OBJECTIVE:
Look through the data for the string "this". Copy every line where it is found.

Plotting code records:
== == ==
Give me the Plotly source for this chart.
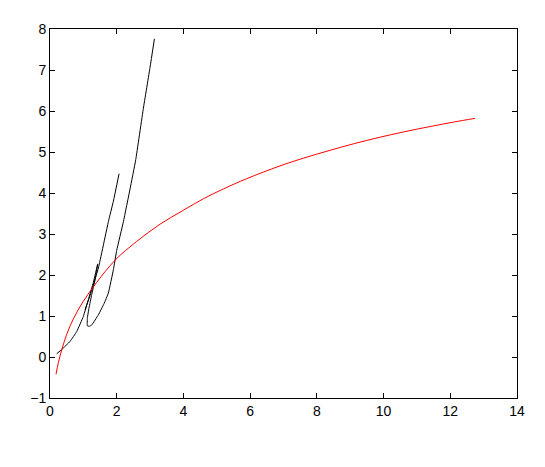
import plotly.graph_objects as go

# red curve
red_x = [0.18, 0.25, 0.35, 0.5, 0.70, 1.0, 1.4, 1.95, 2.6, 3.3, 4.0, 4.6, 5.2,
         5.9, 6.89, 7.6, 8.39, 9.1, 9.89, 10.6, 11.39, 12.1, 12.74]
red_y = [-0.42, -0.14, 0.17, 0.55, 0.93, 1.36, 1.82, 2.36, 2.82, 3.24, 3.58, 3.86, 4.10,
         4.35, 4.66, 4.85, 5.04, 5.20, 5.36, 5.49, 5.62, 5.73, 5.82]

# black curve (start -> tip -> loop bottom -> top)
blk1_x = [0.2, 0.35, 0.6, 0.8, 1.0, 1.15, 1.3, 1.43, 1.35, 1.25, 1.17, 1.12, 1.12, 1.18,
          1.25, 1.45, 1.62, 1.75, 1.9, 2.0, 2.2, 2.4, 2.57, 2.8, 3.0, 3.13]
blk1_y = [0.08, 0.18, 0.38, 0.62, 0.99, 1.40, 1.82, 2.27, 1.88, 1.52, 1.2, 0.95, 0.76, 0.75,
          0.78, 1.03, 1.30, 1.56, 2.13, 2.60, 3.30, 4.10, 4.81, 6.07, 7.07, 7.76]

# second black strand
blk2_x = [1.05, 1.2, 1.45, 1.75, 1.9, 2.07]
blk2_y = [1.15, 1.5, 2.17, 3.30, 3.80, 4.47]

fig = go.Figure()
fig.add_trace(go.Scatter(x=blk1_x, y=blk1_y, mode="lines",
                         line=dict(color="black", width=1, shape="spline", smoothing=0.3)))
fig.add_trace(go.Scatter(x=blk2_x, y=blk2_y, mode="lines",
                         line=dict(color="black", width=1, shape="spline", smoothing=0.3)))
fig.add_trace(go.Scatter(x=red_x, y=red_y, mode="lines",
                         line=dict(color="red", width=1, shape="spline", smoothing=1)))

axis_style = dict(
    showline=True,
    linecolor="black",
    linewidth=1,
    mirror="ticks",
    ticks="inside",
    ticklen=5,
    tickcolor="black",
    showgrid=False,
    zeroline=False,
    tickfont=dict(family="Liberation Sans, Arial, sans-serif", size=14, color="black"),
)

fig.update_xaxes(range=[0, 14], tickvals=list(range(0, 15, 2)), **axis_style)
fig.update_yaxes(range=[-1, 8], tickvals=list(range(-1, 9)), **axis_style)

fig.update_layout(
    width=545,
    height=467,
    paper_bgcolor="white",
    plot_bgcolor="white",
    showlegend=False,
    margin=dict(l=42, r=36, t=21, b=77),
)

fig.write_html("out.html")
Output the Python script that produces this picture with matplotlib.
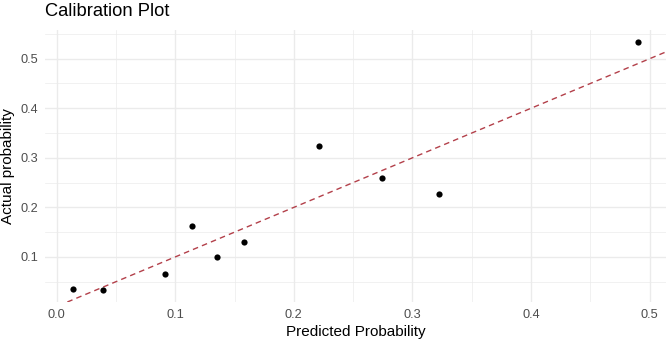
== == ==
EXERCISE ANSWER:
Give me the Plotly source for this chart.
Output the Python script that produces this picture with matplotlib.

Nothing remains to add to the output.